Payao folks and officials oppose MNLF camp for training of Bangsamoro troops



PAYAO, Zamboanga Sibugay -Residents and local officials of this coastal town are opposing the setting up of a camp by the Moro National Liberation Front (MNLF) for the training of around a hundrednew recruits for its Bangsamoro Navy and want the structures dismantled.

Camp Buhawi’s construction began last May with three make-shift barracks made from bamboo and nipa, but the number of huts has risen to 24 and more are being set up. This alarmed residents, who reported the construction to the town mayor, who in turn called the provincial police to check on the on-going activity and take action.

MNLF Commander Habibul Maut (in black scarf) is flanked by Sibugay Police Director Nestor Tiempo (right) and Colonel Jonathan Obena of the 44th Infantry Batallion at the entrance gate of Camp Buhawi.


“From the looks of it, this is really a training camp,” said Colonel Jonathan Obena, Commanding Officer of the 44th Infantry Batallion, who inspected the camp on June 29 along with Sibugay police provincial director Superintendent Nestor Y. Tiempo and Payao Mayor Joeper Mendoza.

Payao residents, led by the town’s public officials, have expressed their opposition to a training camp in their backyard, saying that its presence brings back the trauma of the fierce battle when government forces tried to weed out a similar camp in 2011.

“We experienced war here when government forces engaged the renegade Muslim rebels when they put up a camp in Barangay Labatan in 2011,” said Mendoza.

“We cannot let it happen again,” he told reporters, while explaining that he needs to wait for the Philippine government’s decision on whether to recognize the MNLF camp.

Town councillor Jing Dacula said that he will immediately pass a resolution expressing the local government unit’s opposition to the presence of the camp in their town. “We won’t really allow them here,” he said in the local language.

Residents of the barangay told the police and military that training in the camp had started, causing fear and anxiety among them.

Some of the MNLF trainee-recruits.


MNLF denial

“That is fake news,” Camp Commander Habibul Maut denied they are setting up a camp, insisting that it is only a meeting place until they get clearance from the government to turn it into a training camp.

Looking at the arrangement of the huts or barracks, Obena said, the place is being built for training.

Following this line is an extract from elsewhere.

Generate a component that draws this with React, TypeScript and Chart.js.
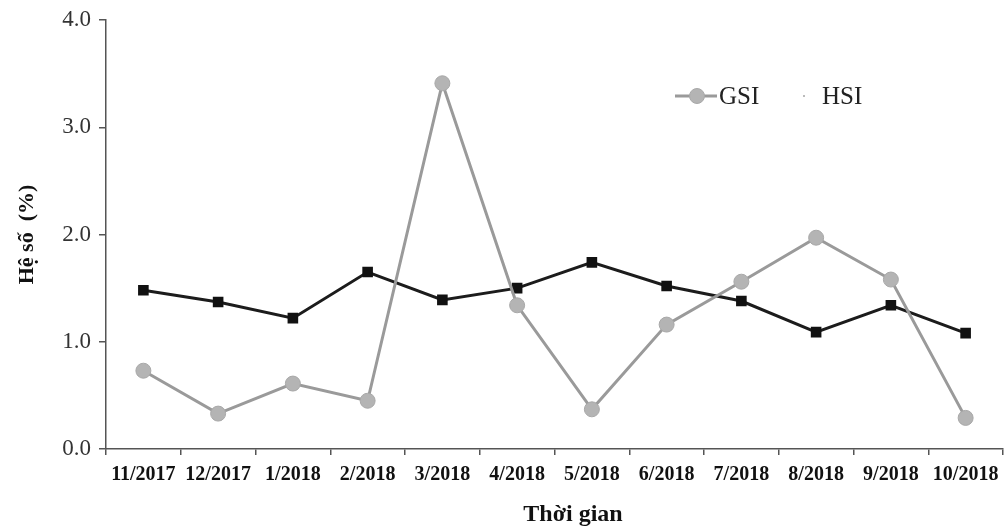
import React, { useEffect, useRef } from "react";
import { Chart, registerables } from "chart.js";

Chart.register(...registerables);

const categories = ["11/2017", "12/2017", "1/2018", "2/2018", "3/2018", "4/2018", "5/2018", "6/2018", "7/2018", "8/2018", "9/2018", "10/2018"];
const gsiValues = [0.73, 0.33, 0.61, 0.45, 3.41, 1.34, 0.37, 1.16, 1.56, 1.97, 1.58, 0.29];
const hsiValues = [1.48, 1.37, 1.22, 1.65, 1.39, 1.50, 1.74, 1.52, 1.38, 1.09, 1.34, 1.08];
const yTicks = [0, 1, 2, 3, 4];
const seriesNames = ["GSI", "HSI"];
const xTitle = "Thời gian";
const yTitle = "Hệ số  (%)";

const FONT = "'Liberation Serif', 'Times New Roman', serif";

const stretchPlugin = {
  id: "stretchRight",
  afterLayout(chart: any) {
    const target = chart.width - 3;
    const x = chart.scales.x;
    if (x.right < target) {
      x.right = target;
      x.width = x.right - x.left;
      chart.chartArea.right = target;
      chart.chartArea.width = target - chart.chartArea.left;
      x.configure();
    }
  },
};

const legendPlugin = {
  id: "customLegend",
  afterDraw(chart: any) {
    const ctx = chart.ctx;
    ctx.save();
    const y = 96;
    // GSI
    ctx.strokeStyle = "#9a9a9a";
    ctx.lineWidth = 3;
    ctx.beginPath();
    ctx.moveTo(675, y);
    ctx.lineTo(717, y);
    ctx.stroke();
    ctx.fillStyle = "#b4b4b4";
    ctx.strokeStyle = "#a8a8a8";
    ctx.lineWidth = 1;
    ctx.beginPath();
    ctx.arc(697, y, 7.5, 0, Math.PI * 2);
    ctx.fill();
    ctx.stroke();
    ctx.fillStyle = "#222";
    ctx.font = `25px ${FONT}`;
    ctx.textBaseline = "middle";
    ctx.textAlign = "left";
    ctx.fillText(seriesNames[0], 719, y + 1);
    // HSI
    ctx.fillStyle = "#bbb";
    ctx.fillRect(803, y - 1, 2, 2);
    ctx.fillStyle = "#222";
    ctx.fillText(seriesNames[1], 822, y + 1);
    // x axis title
    ctx.fillStyle = "#111";
    ctx.font = `bold 24px ${FONT}`;
    ctx.textAlign = "center";
    ctx.fillText(xTitle, 573, 515);
    ctx.restore();
  },
};

export default function App() {
  const ref = useRef<HTMLCanvasElement | null>(null);
  useEffect(() => {
    document.body.style.margin = "0";
    const chart = new Chart(ref.current as HTMLCanvasElement, {
      type: "line",
      data: {
        labels: categories,
        datasets: [
          {
            label: seriesNames[0],
            data: gsiValues,
            borderColor: "#9a9a9a",
            borderWidth: 3,
            pointStyle: "circle",
            pointRadius: 7.5,
            pointBackgroundColor: "#b4b4b4",
            pointBorderColor: "#a8a8a8",
            pointBorderWidth: 1,
            tension: 0,
          },
          {
            label: seriesNames[1],
            data: hsiValues,
            borderColor: "#1c1c1c",
            borderWidth: 3,
            pointStyle: "rect",
            pointRadius: 7.5,
            pointBackgroundColor: "#111",
            pointBorderColor: "#111",
            pointBorderWidth: 0,
            tension: 0,
          },
        ],
      },
      options: {
        responsive: false,
        animation: false,
        layout: { padding: { top: 20, right: 3, left: 14, bottom: 0 } },
        plugins: { legend: { display: false }, tooltip: { enabled: false } },
        scales: {
          x: {
            offset: true,
            grid: {
              offset: true,
              drawOnChartArea: false,
              drawTicks: true,
              tickLength: 6,
              color: "#555",
              lineWidth: 1.5,
            },
            border: { display: true, color: "#555", width: 1.5 },
            ticks: {
              color: "#111",
              font: { family: FONT, size: 20, weight: "bold" },
              padding: 8,
              maxRotation: 0,
              autoSkip: false,
            },
            afterFit: (scale: any) => {
              scale.height = 78;
              scale.paddingLeft = 0;
              scale.paddingRight = 0;
            },
          },
          y: {
            min: 0,
            max: 4,
            afterBuildTicks: (scale: any) => {
              scale.ticks = yTicks.map((v) => ({ value: v }));
            },
            grid: {
              drawOnChartArea: false,
              drawTicks: true,
              tickLength: 7,
              color: "#555",
              lineWidth: 1.5,
            },
            border: { display: true, color: "#555", width: 1.5 },
            ticks: {
              color: "#333",
              font: { family: FONT, size: 23 },
              padding: 8,
              callback: (v: any) => Number(v).toFixed(1),
            },
            title: {
              display: true,
              text: yTitle,
              color: "#111",
              font: { family: FONT, size: 22, weight: "bold" },
              padding: { top: 0, bottom: 4 },
            },
            afterFit: (scale: any) => {
              scale.width = 92;
              scale.paddingTop = 0;
              scale.paddingBottom = 0;
            },
          },
        },
      },
      plugins: [stretchPlugin, legendPlugin],
    });
    return () => chart.destroy();
  }, []);
  return (
    <div style={{ width: 1006, height: 527, background: "#fff" }}>
      <canvas ref={ref} width={1006} height={527} />
    </div>
  );
}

Earlier they were informed that the place was designed as a meeting area.

A hut can accommodate four to eight people. Aside from the makeshift barracks, the camp, built on more than a hectare lot in Barangay Kulasian, has a large gathering hall, and a surrounding fence, with the Philippine and the MNLF flags hoisted on equal height at the middle of the camp.

Also, a tarpaulin poster that says it is a training camp of the Bangsamoro Navy is on display, alongside a photo of the memorandum order from MNLF chief Nur Misauri, and embedded separate photos of Misauri, Maut and President Rodrigo Duterte.

Maut said they have more than a hundred MNLF recruits but no training has taken place as they are still awaiting the ‘go signal’ from the Office of the Presidential Adviser on the Peace Process.

“We are just waiting for the ‘ok’ of the OPAPP,” he said, adding that the place for now serves as a venue for gathering and orientation. Most of the trainees have gone back to their respective homes in Zamboanga del Sur, Zamboanga Sibugay, Pagadian City, and Cotabato, pending clearance from the OPAPP, he explained. Most of them are Christians, he added.

. Inside one of the barracks are official uniforms of the Philippine Army and Philippine Marines.


Maut said that he is hoping that they will be integrated into the government armed forces, or if not, they can get livelihood assistance from the state.

In 1996, the Philippine government and the MNLF forged a peace agreement which led to the integration of about 5,000 MNLF soldiers into the government forces.

During the Marawi siege last year, the MNLF reiterated its support to the government.

In October 2011, government forces mounted a three-day air and ground operation against an unknown number of lawless elements led by rogue Moro Islamic Liberation Front commander Waning Abdusallam. The battle resulted in the deaths of two soldiers and six outlaws and the displacement of 11,000 residents of Payao and neighboring towns of Alicia, Mabuhay, Talusan and Olutanga towns.

The incursion led to the take-over by government forces of the rogue encampment of the outlaws in Sitio Talahib, Barangay Labatan, Payao municipality.

Under the proposed shift to a federal system of government, the Bangsamoro will be one of the 18 autonomous regions in the Philippines.